Hard disks fixed&#8230;.?

I just installed my new Intel X25-M, its an 80Gb 2nd-generation SSD drive, and it goes like shit off a shovel – way over twice as fast as my [also new] WD Caviar Black 1Tb, averaging around 280MB/sec for reads.

I found the WDC drive had the same problem as the two 500Gb WDC drives, namely these errors in dmesg, leading to inode corruption:

ata2: exception Emask 0x10 SAct 0x0 SErr 0x4090000 action 0xe frozen
ata2: irq_stat 0x00400040, connection status changed
ata2: SError: { PHYRdyChg 10B8B DevExch }
ata2: hard resetting link
ata2: SATA link up 3.0 Gbps (SStatus 123 SControl 300)
ata2.00: configured for UDMA/133
ata2: EH complete

The problem apparently is due to a broken implementation of NCQ by Western Digital, it results in the drive being turned off every now and then, especially under heavy load (like having 500Gb of backups rsync’ed to them!)

The fix, that is hopefully going to work for me (seems OK for the past hour or so) is to disable NCQ just for that drive, not the entire controller, in /etc/rc.local

echo 1 > /sys/block/sdb/device/queue_depth

Unfortunately, by the time I found the fix I already had two bad sectors (current pending sector count). Hopefully they will be dealt with by the drive/SMART, I reformatted/partitioned, so it won’t mean a third RMA perhaps.

Stangely enough the 1.5Tb/640Gb WDC Greens in my fileserver and Dad’s PC don’t seem to have any problems – but they run Ubuntu not Fedora, so maybe they are blacklisted in the kernel driver, or the BIOSes don’t support NCQ – in fact I think they are both running the SATA controller in “IDE” mode as I recall.

Next up I have to figure out why my other PC has been switching on and off at random. I expect its heat issues I (need to disable overclocking) and/or a flaky PSU (which I’m about to replace).

Update: Disabling NCQ doesn’t seem to have fixed the issue so I’ve re-enabled it. I’ve reworked my PSU cabling so that only the SSD and HDD are on one cable and all the fans and the DVD+RW are on the other cable, as it could be a power issue. I’ve also swapped the SATA connector to the third port on the motherboard in case that’s the problem. Anyway I don’t seem to be seeing the issue at the moment, and oddly enough the bad sectors in SMART have disappeared too!

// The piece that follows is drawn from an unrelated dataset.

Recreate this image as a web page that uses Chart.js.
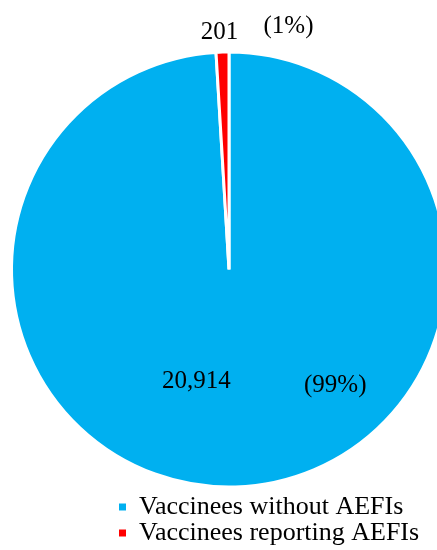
<!DOCTYPE html>
<html>
<head>
<meta charset="utf-8">
<script src="https://cdn.jsdelivr.net/npm/chart.js@4/dist/chart.umd.min.js"></script>
<style>
    html, body { margin: 0; padding: 0; background: #fff; overflow: hidden; }
    #wrap { position: relative; width: 448px; height: 556px; }
</style>
</head>
<body>
<div id="wrap"><canvas id="aefiChart"></canvas></div>
<script>
const categories = ['Vaccinees without AEFIs', 'Vaccinees reporting AEFIs'];
const counts = [20914, 201];
const sliceColors = ['#00B0F0', '#FF0000'];

const total = counts.reduce((a, b) => a + b, 0);
const fontFamily = '"Liberation Serif", "Times New Roman", serif';

// where each slice's two labels sit, relative to a point on the slice's mid-angle
const labelPlacement = [
    { radius: 0.5, count: { dx: -36, dy: 10 }, pct: { dx: 103, dy: 14 } },
    { radius: 1.0, count: { dx: -3, dy: -13 }, pct: { dx: 66, dy: -19 } }
];

const sliceLabels = {
    id: 'sliceLabels',
    afterDatasetsDraw(chart) {
        const { ctx } = chart;
        const meta = chart.getDatasetMeta(0);
        ctx.save();
        ctx.font = '25px ' + fontFamily;
        ctx.fillStyle = '#000';
        ctx.textAlign = 'center';
        ctx.textBaseline = 'alphabetic';
        meta.data.forEach((arc, i) => {
            const p = arc.getProps(['x', 'y', 'startAngle', 'endAngle', 'outerRadius']);
            const mid = (p.startAngle + p.endAngle) / 2;
            const r = p.outerRadius * labelPlacement[i].radius;
            const ax = p.x + Math.cos(mid) * r;
            const ay = p.y + Math.sin(mid) * r;
            const value = counts[i];
            const pct = Math.round(value / total * 100);
            const pl = labelPlacement[i];
            ctx.fillText(value.toLocaleString('en-US'), ax + pl.count.dx, ay + pl.count.dy);
            ctx.fillText('(' + pct + '%)', ax + pl.pct.dx, ay + pl.pct.dy);
        });
        ctx.restore();
    }
};

// legend rows start further right than the pie's left edge
const legendShift = {
    id: 'legendShift',
    afterLayout(chart) {
        const lg = chart.legend;
        const dx = 119 - lg.left;
        lg.left += dx;
        lg.right += dx;
    }
};

new Chart(document.getElementById('aefiChart'), {
    type: 'pie',
    data: {
        labels: categories,
        datasets: [{
            data: counts,
            backgroundColor: sliceColors,
            borderColor: '#fff',
            borderWidth: 3
        }]
    },
    options: {
        responsive: true,
        maintainAspectRatio: false,
        animation: false,
        layout: { padding: { left: 10, right: 0, top: 45, bottom: 0 } },
        plugins: {
            tooltip: { enabled: false },
            legend: {
                position: 'bottom',
                align: 'start',
                labels: {
                    boxWidth: 7,
                    boxHeight: 7,
                    padding: 0,
                    color: '#000',
                    font: { family: fontFamily, size: 26 },
                    generateLabels: chart =>
                        Chart.overrides.pie.plugins.legend.labels.generateLabels(chart)
                            .map(l => ({ ...l, lineWidth: 0 }))
                }
            }
        }
    },
    plugins: [sliceLabels, legendShift]
});
</script>
</body>
</html>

Update 2: Spoke too soon, I’ve got 4 unrecoverable sectors now.

These errors in dmesg, are in fact a kernel USB bug, nothing to do with disk inodes:

name_count maxed, losing inode data: dev=00:05, inode=8572

# find /sys/ -inum 8572
/sys/devices/pci0000:00/0000:00:1a.1/usb4/4-0:1.0/ep_81/bmAttributes

Oh and I just received a Paypal refund for the two previous disks!